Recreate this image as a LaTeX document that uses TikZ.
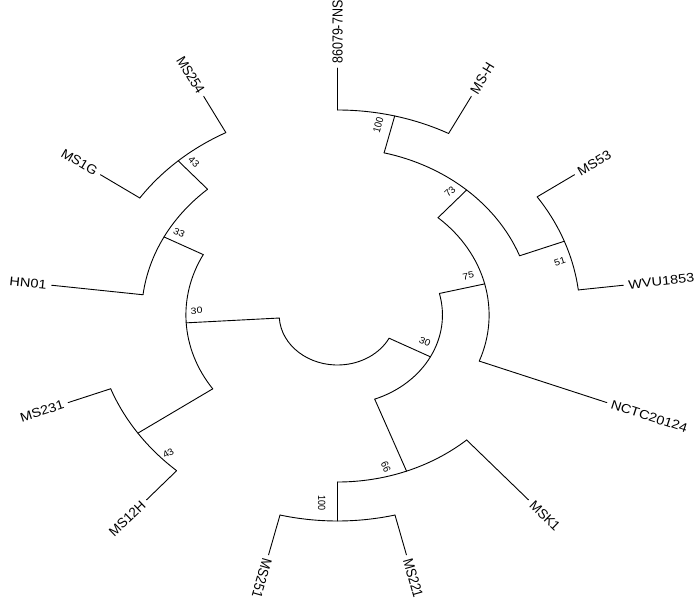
\documentclass[tikz,border=0pt]{standalone}
\usepackage{fontspec}
\setmainfont{Liberation Sans}
\newcommand\TreeEdge[4]{%
  \coordinate (#1-b) at (#2:#3);
  \coordinate (#1) at (#2:#4);
  \draw[branch] (#1-b) -- (#1);}
\begin{document}
\begin{tikzpicture}[x=1pt,y=1pt,
  branch/.style={draw=black, line width=0.9pt, line cap=round, line join=round},
  % text whose baseline runs along direction #1 of the unstretched tree,
  % drawn in the horizontally stretched (1.166) picture
  along/.style={rotate={atan2(sin(#1),1.166*cos(#1))},
    xscale={sqrt((1.166*cos(#1))^2+(sin(#1))^2)},
    yscale={1.166/sqrt((1.166*cos(#1))^2+(sin(#1))^2)}},
  tiplab/.style={font=\fontsize{12.5}{14}\selectfont, inner sep=4pt},
  rlab/.style={tiplab, anchor=west, along=#1},
  llab/.style={tiplab, anchor=east, along=#1},
  bslab/.style={font=\fontsize{9}{10}\selectfont, inner sep=0pt, along=#1}]
\useasboundingbox (-337.5,-282) rectangle (362.5,315);
\begin{scope}[xscale=1.166]
% radial branches
\TreeEdge{L}{183.462}{50}{130}
\TreeEdge{R}{332.308}{50}{90}
\TreeEdge{n33}{152.308}{130}{168}
\TreeEdge{n43l}{214.615}{130}{208}
\TreeEdge{n43u}{131.538}{168}{206}
\TreeEdge{tHN01}{173.077}{168}{247}
\TreeEdge{tMS254}{117.692}{206}{247}
\TreeEdge{tMS1G}{145.385}{206}{247}
\TreeEdge{tMS231}{200.769}{208}{247}
\TreeEdge{tMS12H}{228.462}{208}{247}
\TreeEdge{n75}{13.846}{90}{130}
\TreeEdge{n66}{290.769}{90}{167}
\TreeEdge{n73}{48.462}{130}{167}
\TreeEdge{tNCTC}{339.231}{130}{247}
\TreeEdge{n51}{20.769}{167}{208}
\TreeEdge{n100u}{76.154}{167}{205}
\TreeEdge{tWVU}{6.923}{208}{247}
\TreeEdge{tMS53}{34.615}{208}{247}
\TreeEdge{tMSH}{62.308}{205}{247}
\TreeEdge{t86079}{90}{205}{247}
\TreeEdge{n100l}{270}{167}{206}
\TreeEdge{tMSK1}{311.538}{167}{247}
\TreeEdge{tMS251}{256.154}{206}{247}
\TreeEdge{tMS221}{283.846}{206}{247}
% arcs
\draw[branch] (L-b) arc[start angle=183.462, end angle=332.308, radius=50];
\draw[branch] (n33-b) arc[start angle=152.308, end angle=214.615, radius=130];
\draw[branch] (n66-b) arc[start angle=290.769, end angle=373.846, radius=90];
\draw[branch] (tNCTC-b) arc[start angle=339.231, end angle=408.462, radius=130];
\draw[branch] (n51-b) arc[start angle=20.769, end angle=76.154, radius=167];
\draw[branch] (tWVU-b) arc[start angle=6.923, end angle=34.615, radius=208];
\draw[branch] (tMSH-b) arc[start angle=62.308, end angle=90, radius=205];
\draw[branch] (n100l-b) arc[start angle=270, end angle=311.538, radius=167];
\draw[branch] (tMS251-b) arc[start angle=256.154, end angle=283.846, radius=206];
\draw[branch] (n43u-b) arc[start angle=131.538, end angle=173.077, radius=168];
\draw[branch] (tMS254-b) arc[start angle=117.692, end angle=145.385, radius=206];
\draw[branch] (tMS231-b) arc[start angle=200.769, end angle=228.462, radius=208];
% tip labels
\node[rlab=6.923] (lWVU) at (tWVU) {WVU1853};
\node[rlab=34.615] (lMS53) at (tMS53) {MS53};
\node[rlab=62.308] (lMSH) at (tMSH) {MS-H};
\node[rlab=90] (l86079) at (t86079) {86079-7NS};
\node[llab=-62.308] (lMS254) at (tMS254) {MS254};
\node[llab=-34.615] (lMS1G) at (tMS1G) {MS1G};
\node[llab=-6.923] (lHN01) at (tHN01) {HN01};
\node[llab=20.769] (lMS231) at (tMS231) {MS231};
\node[llab=48.462] (lMS12H) at (tMS12H) {MS12H};
\node[rlab=-103.846] (lMS251) at (tMS251) {MS251};
\node[rlab=-76.154] (lMS221) at (tMS221) {MS221};
\node[rlab=-48.462] (lMSK1) at (tMSK1) {MSK1};
\node[rlab=-20.769] (lNCTC) at (tNCTC) {NCTC20124};
% bootstrap values
\node[bslab=3.462] (bL) at (177.96:120.9) {30};
\node[bslab=-27.692] (b33) at (148.8:158.7) {33};
\node[bslab=-48.462] (b43u) at (128.8:196.6) {43};
\node[bslab=34.615] (b43l) at (223.6:200.5) {43};
\node[bslab=-27.692] (bR) at (340.4:79.6) {30};
\node[bslab=13.846] (b75) at (19.2:118.8) {75};
\node[bslab=48.462] (b73) at (52.0:156.6) {73};
\node[bslab=76.154] (b100u) at (79.6:193.2) {100};
\node[bslab=20.769] (b51) at (15.6:198.1) {51};
\node[bslab=-69.231] (b66) at (285.3:157.3) {66};
\node[bslab=-90] (b100l) at (265.9:188.8) {100};
\end{scope}
\end{tikzpicture}
\end{document}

- **EXERCISE**: Omit each picture, then return all of the listing exactly as it stands.

- **WORKED SOLUTION**:
Recreate this image as a LaTeX document that uses TikZ.
\documentclass[tikz,border=0pt]{standalone}
\usepackage{fontspec}
\setmainfont{Liberation Sans}
\newcommand\TreeEdge[4]{%
  \coordinate (#1-b) at (#2:#3);
  \coordinate (#1) at (#2:#4);
  \draw[branch] (#1-b) -- (#1);}
\begin{document}
\begin{tikzpicture}[x=1pt,y=1pt,
  branch/.style={draw=black, line width=0.9pt, line cap=round, line join=round},
  % text whose baseline runs along direction #1 of the unstretched tree,
  % drawn in the horizontally stretched (1.166) picture
  along/.style={rotate={atan2(sin(#1),1.166*cos(#1))},
    xscale={sqrt((1.166*cos(#1))^2+(sin(#1))^2)},
    yscale={1.166/sqrt((1.166*cos(#1))^2+(sin(#1))^2)}},
  tiplab/.style={font=\fontsize{12.5}{14}\selectfont, inner sep=4pt},
  rlab/.style={tiplab, anchor=west, along=#1},
  llab/.style={tiplab, anchor=east, along=#1},
  bslab/.style={font=\fontsize{9}{10}\selectfont, inner sep=0pt, along=#1}]
\useasboundingbox (-337.5,-282) rectangle (362.5,315);
\begin{scope}[xscale=1.166]
% radial branches
\TreeEdge{L}{183.462}{50}{130}
\TreeEdge{R}{332.308}{50}{90}
\TreeEdge{n33}{152.308}{130}{168}
\TreeEdge{n43l}{214.615}{130}{208}
\TreeEdge{n43u}{131.538}{168}{206}
\TreeEdge{tHN01}{173.077}{168}{247}
\TreeEdge{tMS254}{117.692}{206}{247}
\TreeEdge{tMS1G}{145.385}{206}{247}
\TreeEdge{tMS231}{200.769}{208}{247}
\TreeEdge{tMS12H}{228.462}{208}{247}
\TreeEdge{n75}{13.846}{90}{130}
\TreeEdge{n66}{290.769}{90}{167}
\TreeEdge{n73}{48.462}{130}{167}
\TreeEdge{tNCTC}{339.231}{130}{247}
\TreeEdge{n51}{20.769}{167}{208}
\TreeEdge{n100u}{76.154}{167}{205}
\TreeEdge{tWVU}{6.923}{208}{247}
\TreeEdge{tMS53}{34.615}{208}{247}
\TreeEdge{tMSH}{62.308}{205}{247}
\TreeEdge{t86079}{90}{205}{247}
\TreeEdge{n100l}{270}{167}{206}
\TreeEdge{tMSK1}{311.538}{167}{247}
\TreeEdge{tMS251}{256.154}{206}{247}
\TreeEdge{tMS221}{283.846}{206}{247}
% arcs
\draw[branch] (L-b) arc[start angle=183.462, end angle=332.308, radius=50];
\draw[branch] (n33-b) arc[start angle=152.308, end angle=214.615, radius=130];
\draw[branch] (n66-b) arc[start angle=290.769, end angle=373.846, radius=90];
\draw[branch] (tNCTC-b) arc[start angle=339.231, end angle=408.462, radius=130];
\draw[branch] (n51-b) arc[start angle=20.769, end angle=76.154, radius=167];
\draw[branch] (tWVU-b) arc[start angle=6.923, end angle=34.615, radius=208];
\draw[branch] (tMSH-b) arc[start angle=62.308, end angle=90, radius=205];
\draw[branch] (n100l-b) arc[start angle=270, end angle=311.538, radius=167];
\draw[branch] (tMS251-b) arc[start angle=256.154, end angle=283.846, radius=206];
\draw[branch] (n43u-b) arc[start angle=131.538, end angle=173.077, radius=168];
\draw[branch] (tMS254-b) arc[start angle=117.692, end angle=145.385, radius=206];
\draw[branch] (tMS231-b) arc[start angle=200.769, end angle=228.462, radius=208];
% tip labels
\node[rlab=6.923] (lWVU) at (tWVU) {WVU1853};
\node[rlab=34.615] (lMS53) at (tMS53) {MS53};
\node[rlab=62.308] (lMSH) at (tMSH) {MS-H};
\node[rlab=90] (l86079) at (t86079) {86079-7NS};
\node[llab=-62.308] (lMS254) at (tMS254) {MS254};
\node[llab=-34.615] (lMS1G) at (tMS1G) {MS1G};
\node[llab=-6.923] (lHN01) at (tHN01) {HN01};
\node[llab=20.769] (lMS231) at (tMS231) {MS231};
\node[llab=48.462] (lMS12H) at (tMS12H) {MS12H};
\node[rlab=-103.846] (lMS251) at (tMS251) {MS251};
\node[rlab=-76.154] (lMS221) at (tMS221) {MS221};
\node[rlab=-48.462] (lMSK1) at (tMSK1) {MSK1};
\node[rlab=-20.769] (lNCTC) at (tNCTC) {NCTC20124};
% bootstrap values
\node[bslab=3.462] (bL) at (177.96:120.9) {30};
\node[bslab=-27.692] (b33) at (148.8:158.7) {33};
\node[bslab=-48.462] (b43u) at (128.8:196.6) {43};
\node[bslab=34.615] (b43l) at (223.6:200.5) {43};
\node[bslab=-27.692] (bR) at (340.4:79.6) {30};
\node[bslab=13.846] (b75) at (19.2:118.8) {75};
\node[bslab=48.462] (b73) at (52.0:156.6) {73};
\node[bslab=76.154] (b100u) at (79.6:193.2) {100};
\node[bslab=20.769] (b51) at (15.6:198.1) {51};
\node[bslab=-69.231] (b66) at (285.3:157.3) {66};
\node[bslab=-90] (b100l) at (265.9:188.8) {100};
\end{scope}
\end{tikzpicture}
\end{document}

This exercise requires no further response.